**Stated goal**
Below is some material; set it all down exactly, apart from the pictures.

**Recorded data**
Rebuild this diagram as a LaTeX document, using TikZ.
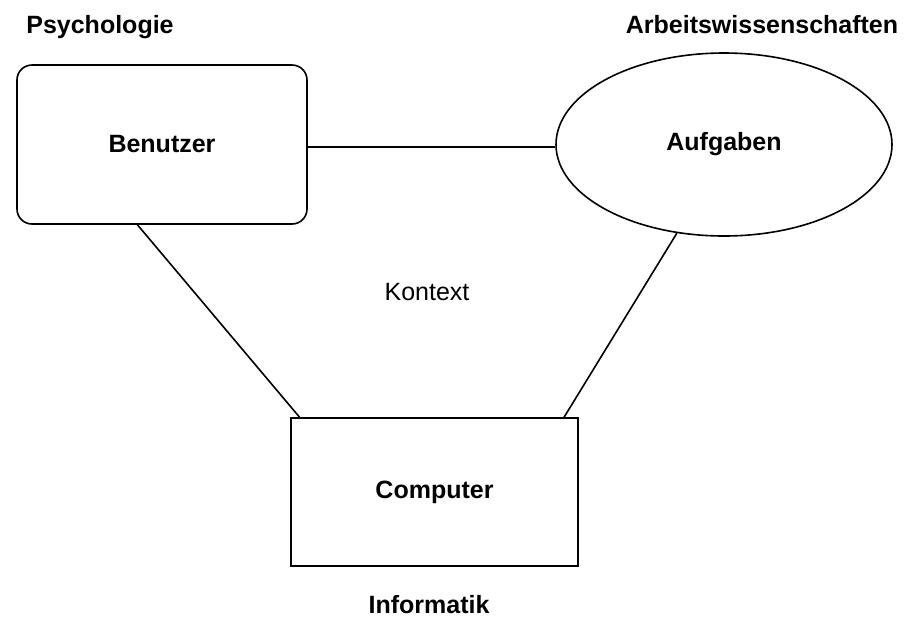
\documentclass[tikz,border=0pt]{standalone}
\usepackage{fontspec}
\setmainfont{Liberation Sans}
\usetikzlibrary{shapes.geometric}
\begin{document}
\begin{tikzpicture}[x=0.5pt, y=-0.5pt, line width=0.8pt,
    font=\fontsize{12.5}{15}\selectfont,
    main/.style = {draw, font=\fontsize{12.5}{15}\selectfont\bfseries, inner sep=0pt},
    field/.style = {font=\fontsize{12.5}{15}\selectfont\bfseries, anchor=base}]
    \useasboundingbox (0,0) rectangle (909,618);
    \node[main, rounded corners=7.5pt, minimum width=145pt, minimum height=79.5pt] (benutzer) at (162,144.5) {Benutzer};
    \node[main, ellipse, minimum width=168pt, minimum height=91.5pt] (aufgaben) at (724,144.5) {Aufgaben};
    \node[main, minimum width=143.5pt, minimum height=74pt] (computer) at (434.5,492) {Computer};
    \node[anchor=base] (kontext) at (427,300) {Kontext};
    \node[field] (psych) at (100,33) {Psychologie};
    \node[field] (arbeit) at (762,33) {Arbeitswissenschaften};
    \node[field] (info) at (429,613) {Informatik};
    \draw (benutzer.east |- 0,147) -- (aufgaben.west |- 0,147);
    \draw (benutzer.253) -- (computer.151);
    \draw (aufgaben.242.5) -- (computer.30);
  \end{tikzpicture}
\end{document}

**Reply to the task**
Rebuild this diagram as a LaTeX document, using TikZ.
\documentclass[tikz,border=0pt]{standalone}
\usepackage{fontspec}
\setmainfont{Liberation Sans}
\usetikzlibrary{shapes.geometric}
\begin{document}
\begin{tikzpicture}[x=0.5pt, y=-0.5pt, line width=0.8pt,
    font=\fontsize{12.5}{15}\selectfont,
    main/.style = {draw, font=\fontsize{12.5}{15}\selectfont\bfseries, inner sep=0pt},
    field/.style = {font=\fontsize{12.5}{15}\selectfont\bfseries, anchor=base}]
    \useasboundingbox (0,0) rectangle (909,618);
    \node[main, rounded corners=7.5pt, minimum width=145pt, minimum height=79.5pt] (benutzer) at (162,144.5) {Benutzer};
    \node[main, ellipse, minimum width=168pt, minimum height=91.5pt] (aufgaben) at (724,144.5) {Aufgaben};
    \node[main, minimum width=143.5pt, minimum height=74pt] (computer) at (434.5,492) {Computer};
    \node[anchor=base] (kontext) at (427,300) {Kontext};
    \node[field] (psych) at (100,33) {Psychologie};
    \node[field] (arbeit) at (762,33) {Arbeitswissenschaften};
    \node[field] (info) at (429,613) {Informatik};
    \draw (benutzer.east |- 0,147) -- (aufgaben.west |- 0,147);
    \draw (benutzer.253) -- (computer.151);
    \draw (aufgaben.242.5) -- (computer.30);
  \end{tikzpicture}
\end{document}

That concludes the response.